The time trial will take the riders through the narrow streets of Lyon, the bustling city along the Rhone. The parcours features a small, fourth-category climb midway through the stage, and could see a surprise winner, perhaps someone like Sylvain Chavanel (IAM Cycling).
Whatever time differences are made in the TT probably won’t matter, because the Dauphiné goes straight into the mountains with the six-climb, 158.5km stage from Tarare to Col du Béal. The final climb, rated hors categorie at 13.8km with a 6.6 percent average gradient, was first used in the 2010 Tour de l’Avenir and could prove the end of GC hopes of more than a few in the Dauphiné peloton.
Stages 3 and 4 are no walks in the park, with tricky second-category climbs each day to put the peloton to the test. Sprinters will have to work hard to control breakaways and make it over the hard climbs with the GC favorites to have a hope of sniffing out the finish line. Stage 3 will provide the best chance for sprinters who can climb, while stage 4 tackles the Col de Manse, where Contador attacked Froome on the descent into Gap during stage 16 at last year’s Tour.
Stage 5 to La Mure is another five-climb roller coaster, with a mix of second- and third-category climbs sprinkled over twisting roads that will prove hard to control, giving aggressive riders and teams a real chance of destabilizing anyone who takes the yellow jersey Monday at Béal.
Stage 6 into Poisy might look like one for the sprinters, but a closer look at the closing kilometers reveals a kicker with 15-percent grades with 2km to go, making it a real hurdle for the pure sprinters to have a chance.

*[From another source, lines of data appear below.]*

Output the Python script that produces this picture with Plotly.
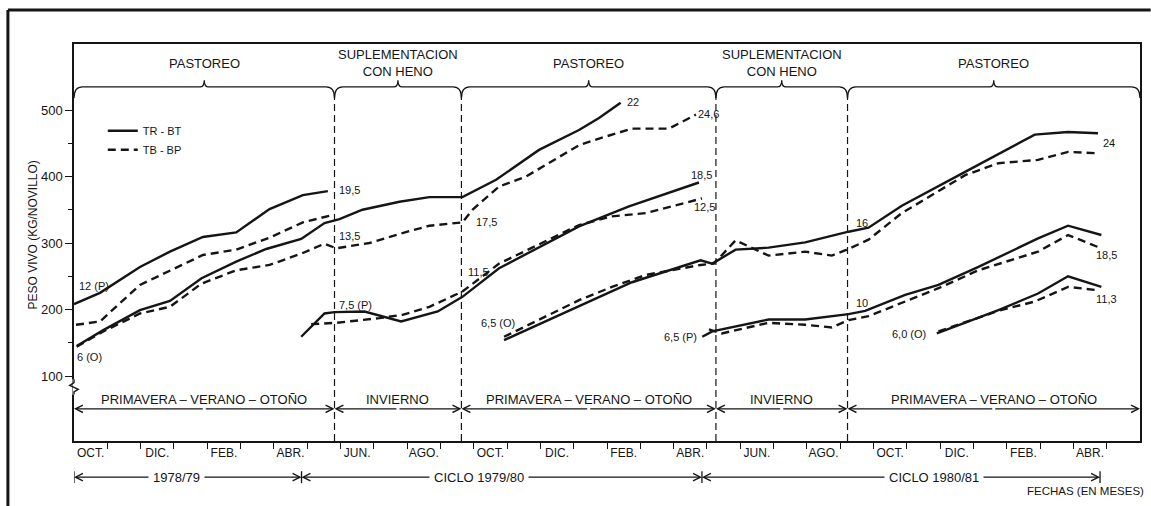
import plotly.graph_objects as go

FONT = "Liberation Sans, Arial, sans-serif"
INK = "#151515"

# ---------------- data: x = months since 1 Oct 1978, y = kg live weight / steer
# cohort "12 (P)"  (cycle 1978/79)
a_tr_x = [0.00, 0.78, 1.98, 2.88, 3.87, 4.87, 5.87, 6.87, 7.62]
a_tr_y = [208, 225, 264, 287, 309, 316, 351, 372, 378]
a_tb_x = [0.06, 0.78, 1.98, 2.88, 3.87, 4.87, 5.87, 6.87, 7.67]
a_tb_y = [177, 182, 237, 259, 282, 290, 308, 331, 341]
# cohort "6 (O)" 1978
b_tr_x = [0.08, 0.88, 1.98, 2.88, 3.83, 4.87, 5.77, 6.82, 7.52, 7.97, 8.66, 9.77,
          10.67, 11.66, 12.67, 13.96, 15.16, 15.76, 16.41]
b_tr_y = [145, 169, 199, 213, 247, 272, 291, 306, 330, 336, 350, 362,
          369, 369, 395, 440, 470, 488, 511]
b_tb_x = [0.08, 0.88, 1.98, 2.88, 3.83, 4.87, 5.87, 6.87, 7.52, 7.87, 8.87, 9.86,
          10.67, 11.66, 11.96, 12.76, 13.57, 15.16, 15.76, 16.75, 17.86, 18.67]
b_tb_y = [144, 167, 194, 204, 239, 259, 267, 285, 299, 292, 300, 315,
          326, 331, 350, 385, 400, 447, 457, 472, 472, 493]
# cohort "7,5 (P)"
c_tr_x = [6.82, 7.52, 7.82, 8.72, 9.82, 10.92, 11.66, 12.76, 15.16, 15.76, 16.66, 18.76]
c_tr_y = [159, 194, 196, 197, 182, 197, 219, 262, 325, 337, 355, 391]
c_tb_x = [7.12, 7.87, 9.17, 9.86, 10.67, 11.66, 12.76, 15.16, 15.76, 16.15, 17.17, 18.85]
c_tb_y = [178, 180, 187, 192, 204, 227, 269, 327, 335, 340, 345, 367]
# cohort "6,5 (O)" 1979
d_tr_x = [12.91, 15.16, 16.75, 18.81, 19.16, 19.86, 20.85, 21.95, 23.25, 23.85, 24.85,
          26.75, 28.84, 29.84, 30.74]
d_tr_y = [154, 205, 241, 274, 269, 290, 293, 301, 317, 323, 356, 407, 463, 467, 465]
d_tb_x = [12.91, 15.16, 16.15, 17.17, 18.81, 19.21, 19.86, 20.85, 21.95, 22.75, 23.25,
          23.85, 24.85, 26.75, 27.75, 28.94, 29.84, 30.74]
d_tb_y = [159, 214, 234, 252, 267, 269, 304, 281, 287, 281, 291, 305, 345, 402, 420,
          425, 437, 435]
# cohort "6,5 (P)"
e_tr_x = [18.86, 19.16, 20.85, 21.95, 23.25, 23.75, 24.95, 25.95, 27.15, 28.94, 29.84, 30.84]
e_tr_y = [159, 167, 185, 185, 193, 198, 222, 237, 264, 307, 326, 312]
e_tb_x = [19.06, 19.45, 20.85, 21.95, 22.75, 23.25, 23.85, 24.95, 25.95, 27.15, 28.94,
          29.84, 30.74]
e_tb_y = [170, 164, 180, 177, 173, 184, 190, 212, 232, 259, 287, 312, 294]
# cohort "6,0 (O)" 1980
f_tr_x = [25.90, 27.75, 28.94, 29.84, 30.84]
f_tr_y = [164, 199, 224, 250, 234]
f_tb_x = [25.95, 27.75, 28.84, 29.84, 30.74]
f_tb_y = [167, 198, 212, 234, 229]

# age labels (months of age): text, x, y, anchor
age_labels = [
    ("12 (P)", 0.09, 235, "left"), ("6 (O)", 0.03, 129, "left"),
    ("19,5", 7.88, 380, "left"), ("13,5", 7.88, 311, "left"),
    ("7,5 (P)", 7.88, 207, "left"), ("17,5", 12.01, 332, "left"),
    ("11,5", 11.78, 256, "left"), ("6,5 (O)", 12.16, 180, "left"),
    ("22", 16.54, 512, "left"), ("24,6", 18.67, 494, "left"),
    ("18,5", 18.46, 402, "left"), ("12,5", 18.55, 354, "left"),
    ("6,5 (P)", 18.76, 159, "right"), ("16", 23.40, 330, "left"),
    ("24", 30.83, 450, "left"), ("10", 23.40, 210, "left"),
    ("18,5", 30.62, 282, "left"), ("11,3", 30.62, 216, "left"),
    ("6,0 (O)", 25.65, 163, "right"),
]

month_labels = ["OCT.", "DIC.", "FEB.", "ABR.", "JUN.", "AGO."] * 2 + ["OCT.", "DIC.", "FEB.", "ABR."]
month_label_pos = [2 * i + 0.5 for i in range(len(month_labels))]
month_ticks = list(range(1, 32))
y_ticks = [100, 200, 300, 400, 500]
y_minor = [150, 250, 350, 450]

phase_bounds = [0, 7.82, 11.63, 19.27, 23.22, 32]
phase_names = ["PASTOREO", "SUPLEMENTACION<br>CON HENO", "PASTOREO",
               "SUPLEMENTACION<br>CON HENO", "PASTOREO"]
season_names = ["PRIMAVERA – VERANO – OTOÑO", "INVIERNO", "PRIMAVERA – VERANO – OTOÑO",
                "INVIERNO", "PRIMAVERA – VERANO – OTOÑO"]
cycle_bounds = [0, 6.83, 18.85, 30.8]
cycle_names = ["1978/79", "CICLO 1979/80", "CICLO 1980/81"]
cycle_label_x = [3.09, 12.16, 25.83]

X_RANGE = [0, 32]
Y_RANGE = [2.26, 599.25]

# ---------------- figure
fig = go.Figure()
series = [
    (a_tr_x, a_tr_y, "tr"), (a_tb_x, a_tb_y, "tb"),
    (b_tr_x, b_tr_y, "tr"), (b_tb_x, b_tb_y, "tb"),
    (c_tr_x, c_tr_y, "tr"), (c_tb_x, c_tb_y, "tb"),
    (d_tr_x, d_tr_y, "tr"), (d_tb_x, d_tb_y, "tb"),
    (e_tr_x, e_tr_y, "tr"), (e_tb_x, e_tb_y, "tb"),
    (f_tr_x, f_tr_y, "tr"), (f_tb_x, f_tb_y, "tb"),
]
shown = set()
for xs, ys, kind in series:
    fig.add_trace(go.Scatter(
        x=xs, y=ys, mode="lines",
        line=dict(color=INK, width=2.4, dash="solid" if kind == "tr" else "8px,5px"),
        name="TR - BT" if kind == "tr" else "TB - BP",
        legendgroup=kind, showlegend=kind not in shown, hoverinfo="skip"))
    shown.add(kind)

shapes = []
annotations = []

# paper-y levels for decorations
Y_BRACE = 0.892
Y_TIP = 0.864
Y_CUSP = 0.909
Y_PHASE_TXT = 0.952
Y_SEASON_TXT = 0.104
Y_SEASON_ARR = 0.081
Y_CYCLE = -0.091

# boundaries: vertical dashed lines
for b in phase_bounds[1:-1]:
    shapes.append(dict(type="line", xref="x", yref="paper", x0=b, x1=b, y0=0, y1=Y_TIP,
                       line=dict(color=INK, width=1.2, dash="7px,4px"), layer="above"))

# curly braces + phase labels
r, s = 0.25, 0.13
for i in range(len(phase_names)):
    a, b = phase_bounds[i], phase_bounds[i + 1]
    c = (a + b) / 2
    path = (f"M {a},{Y_TIP} Q {a},{Y_BRACE} {a + r},{Y_BRACE} L {c - s},{Y_BRACE} "
            f"Q {c},{Y_BRACE} {c},{Y_CUSP} Q {c},{Y_BRACE} {c + s},{Y_BRACE} "
            f"L {b - r},{Y_BRACE} Q {b},{Y_BRACE} {b},{Y_TIP}")
    shapes.append(dict(type="path", xref="x", yref="paper", path=path,
                       line=dict(color=INK, width=1.3), layer="above"))
    annotations.append(dict(x=c, y=Y_PHASE_TXT, xref="x", yref="paper", text=phase_names[i],
                            showarrow=False, font=dict(size=13), xanchor="center",
                            yanchor="middle"))

# season arrows
for i in range(len(season_names)):
    a, b = phase_bounds[i], phase_bounds[i + 1]
    c = (a + b) / 2
    for end in (a, b):
        annotations.append(dict(x=end, y=Y_SEASON_ARR, xref="x", yref="paper", ax=c, ay=0,
                                axref="x", ayref="pixel", text="", showarrow=True,
                                arrowhead=5, arrowsize=1.2, arrowwidth=1.2, arrowcolor=INK))
    annotations.append(dict(x=c, y=Y_SEASON_TXT, xref="x", yref="paper", text=season_names[i],
                            showarrow=False, font=dict(size=13), yanchor="middle"))

# cycle arrows (below axis)
for i in range(len(cycle_names)):
    a, b = cycle_bounds[i], cycle_bounds[i + 1]
    c = cycle_label_x[i]
    for end in (a, b):
        annotations.append(dict(x=end, y=Y_CYCLE, xref="x", yref="paper", ax=c, ay=0,
                                axref="x", ayref="pixel", text="", showarrow=True,
                                arrowhead=5, arrowsize=1.2, arrowwidth=1.2, arrowcolor=INK))
for b in cycle_bounds:
    shapes.append(dict(type="line", xref="x", yref="paper", x0=b, x1=b,
                       y0=Y_CYCLE - 0.015, y1=Y_CYCLE + 0.015, line=dict(color=INK, width=1.3)))
for i in range(len(cycle_names)):
    annotations.append(dict(x=cycle_label_x[i], y=Y_CYCLE, xref="x", yref="paper",
                            text=cycle_names[i], showarrow=False, font=dict(size=13),
                            bgcolor="white", borderpad=4, yanchor="middle"))

annotations.append(dict(x=1.0055, y=-0.126, xref="paper", yref="paper",
                        text="FECHAS (EN MESES)", showarrow=False, font=dict(size=11.5),
                        xanchor="right", yanchor="middle"))

# y-axis title
annotations.append(dict(x=-0.0385, y=0.52, xref="paper", yref="paper",
                        text="PESO VIVO (KG/NOVILLO)", textangle=-90, showarrow=False,
                        font=dict(size=12), xanchor="center", yanchor="middle"))

# age labels
for txt, x, y, anc in age_labels:
    annotations.append(dict(x=x, y=y, xref="x", yref="y", text=txt, showarrow=False,
                            font=dict(size=11), xanchor=anc, yanchor="middle"))

# axis break marker
shapes.append(dict(type="line", xref="paper", yref="y", x0=0, x1=0, y0=72, y1=95,
                   line=dict(color="white", width=3), layer="above"))
shapes.append(dict(type="path", xref="paper", yref="y",
                   path="M 0,95 L 0,90 L -0.004,86 L 0.004,80 L 0,76 L 0,72",
                   line=dict(color=INK, width=1.4), layer="above"))

# outer frame of the scanned figure
shapes.append(dict(type="line", xref="paper", yref="paper", x0=-0.062, x1=1.01,
                   y0=1.0856, y1=1.0856, line=dict(color=INK, width=3)))
shapes.append(dict(type="line", xref="paper", yref="paper", x0=-0.062, x1=-0.062,
                   y0=1.0856, y1=-0.2, line=dict(color=INK, width=3)))

fig.update_layout(
    width=1151, height=506,
    margin=dict(l=74, r=9, t=44, b=65),
    paper_bgcolor="white", plot_bgcolor="white",
    font=dict(family=FONT, size=12, color=INK),
    showlegend=True,
    legend=dict(x=0.027, y=0.818, xanchor="left", yanchor="top", tracegroupgap=0,
                bgcolor="rgba(0,0,0,0)", font=dict(size=11), itemwidth=30),
    xaxis=dict(range=X_RANGE, showgrid=False, zeroline=False, showline=True,
               linecolor=INK, linewidth=1.5, mirror=True,
               tickmode="array", tickvals=month_label_pos, ticktext=month_labels,
               ticks="outside", ticklen=0, tickfont=dict(size=12),
               minor=dict(tickmode="array", tickvals=month_ticks, ticks="outside",
                          ticklen=6, tickwidth=1.2, tickcolor=INK, showgrid=False)),
    yaxis=dict(range=Y_RANGE, showgrid=False, zeroline=False, showline=True,
               linecolor=INK, linewidth=1.5, mirror=True,
               tickmode="array", tickvals=y_ticks, ticks="outside", ticklen=7,
               tickwidth=1.2, tickcolor=INK, tickfont=dict(size=13),
               minor=dict(tickmode="array", tickvals=y_minor, ticks="outside",
                          ticklen=4, tickwidth=1, tickcolor=INK, showgrid=False)),
    shapes=shapes, annotations=annotations,
)

fig.write_html("out.html")
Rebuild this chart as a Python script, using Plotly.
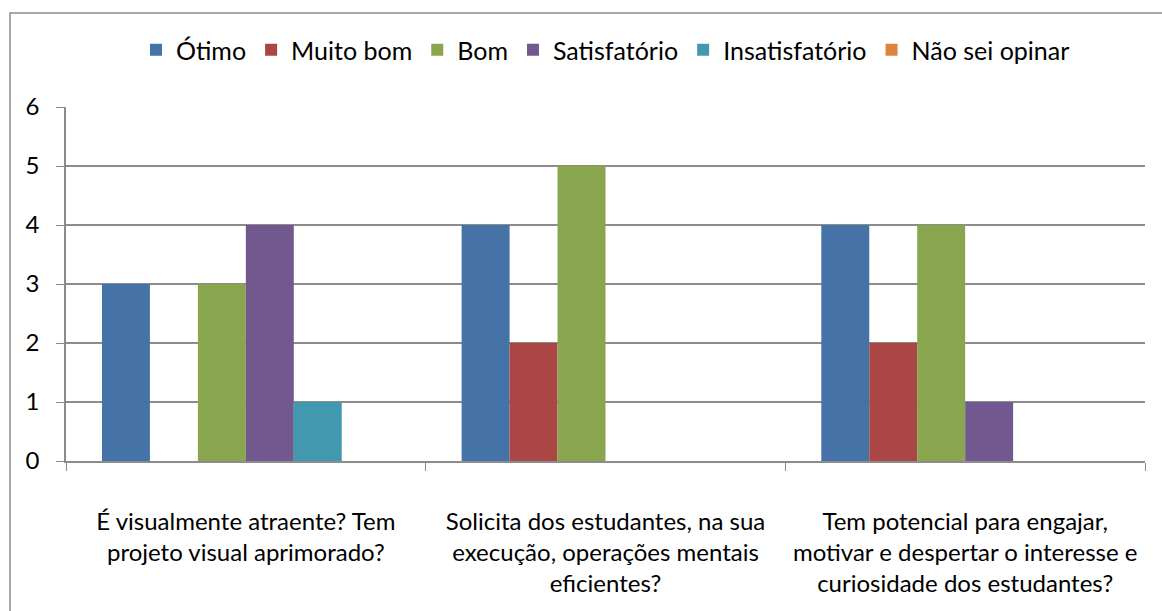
import plotly.graph_objects as go

categories = [
    "É visualmente atraente? Tem<br>projeto visual aprimorado?",
    "Solicita dos estudantes, na sua<br>execução, operações mentais<br>eficientes?",
    "Tem potencial para engajar,<br>motivar e despertar o interesse e<br>curiosidade dos estudantes?",
]
series_names = ["Ótimo", "Muito bom", "Bom", "Satisfatório", "Insatisfatório", "Não sei opinar"]
otimo = [3, 4, 4]
muito_bom = [0, 2, 2]
bom = [3, 5, 4]
satisfatorio = [4, 0, 1]
insatisfatorio = [1, 0, 0]
nao_sei = [0, 0, 0]
y_ticks = [0, 1, 2, 3, 4, 5, 6]

colors = ["#4572A7", "#AA4643", "#89A54E", "#71588F", "#4198AF", "#DB843D"]
values = [otimo, muito_bom, bom, satisfatorio, insatisfatorio, nao_sei]

FONT = "Lato"
fig = go.Figure()
for name, vals, col in zip(series_names, values, colors):
    fig.add_trace(go.Bar(x=categories, y=vals, name=name, marker_color=col,
                         marker_line_width=0))

grid = "#8c8c8c"
fig.update_layout(
    width=1162, height=611,
    margin=dict(l=66, r=17, t=107, b=150, autoexpand=False),
    paper_bgcolor="white", plot_bgcolor="white",
    barmode="group", bargap=0.2, bargroupgap=0,
    font=dict(family=FONT, size=23, color="#000000"),
    showlegend=True,
    legend=dict(orientation="h", x=0.5, xanchor="center", y=(461 - 50) / 354,
                yanchor="middle", bgcolor="rgba(0,0,0,0)",
                font=dict(family=FONT, size=25), itemclick=False,
                traceorder="normal"),
    xaxis=dict(type="category", showline=True, linecolor=grid, linewidth=1.5,
               ticks="outside", tickson="boundaries", ticklen=8, tickcolor=grid,
               tickfont=dict(size=24), showgrid=False, ticklabelstandoff=38),
    yaxis=dict(range=[0, 6], tickvals=y_ticks, showline=True, linecolor=grid,
               linewidth=1.5, ticks="outside", ticklen=8, tickcolor=grid,
               gridcolor=grid, gridwidth=1.5, zeroline=False,
               tickfont=dict(size=24), ticklabelstandoff=12),
    shapes=[dict(type="rect", xref="paper", yref="paper",
                 x0=(10 - 66) / 1079, x1=1.05, y0=-0.6, y1=(461 - 13) / 354,
                 line=dict(color="#8c8c8c", width=1.5), layer="below")],
)

fig.write_html("out.html")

The GC battle will be decided in two demanding climbing stages in the Alps over the weekend.
The 161.5km stage 7 from Ville-la-Grand to Finhaut-Emosson summit in Switzerland is brutal by any measure. Back-to-back hors categorie climbs will see the GC favorites battling for overall victory. At 10.2km and an average gradient of 8 percent, the summit finish is Tour-worthy and will live up to the Dauphiné’s title of “dress rehearsal” for the yellow jersey fight.
The stage 8 finale could see some reshuffling of the GC, but it’s likely the winner will be crowned the previous day. Still, the final, 130.5km stage from Mègeve to Courchevel, two of France’s premier ski resorts, features a bumpy profile, with two first-category climbs and a second-category ascent before the first-category climb to Le Praz at 1,267 meters above sea level at Courchevel (lower than the typical Tour finale at 1,850 meters).
“It doesn’t feature very famous climbs, but some of them are extremely tough,” Voeckler said. “One of the climbs I previewed was the finish in Switzerland, in Finhaut-Émosson, the day before the finale in Courchevel. Riders who forget to mount a 27 [-tooth rear cassette] will be in a world of pain. Apart from that, it’s true that medium mountain stages, like the one to Gap with the Col de la Manse just before the end, are right up my alley.”
With a race route so demanding, the eventual winner will have to be on his toes from start to finish. There’s almost no respite, and it would not be surprising to see at least one major Tour contender ease off the gas if he feels things are not going his way. No one will want to risk a crash, injury, or illness at the Dauphiné that would be put their Tour hopes in jeopardy.
The race could see an opportunist with nothing to lose in taking it to the peloton’s Tour favorites. Even if that scenario plays out, the GC favorites will be keeping a very close eye on each other no matter who is on the sharp end of the action.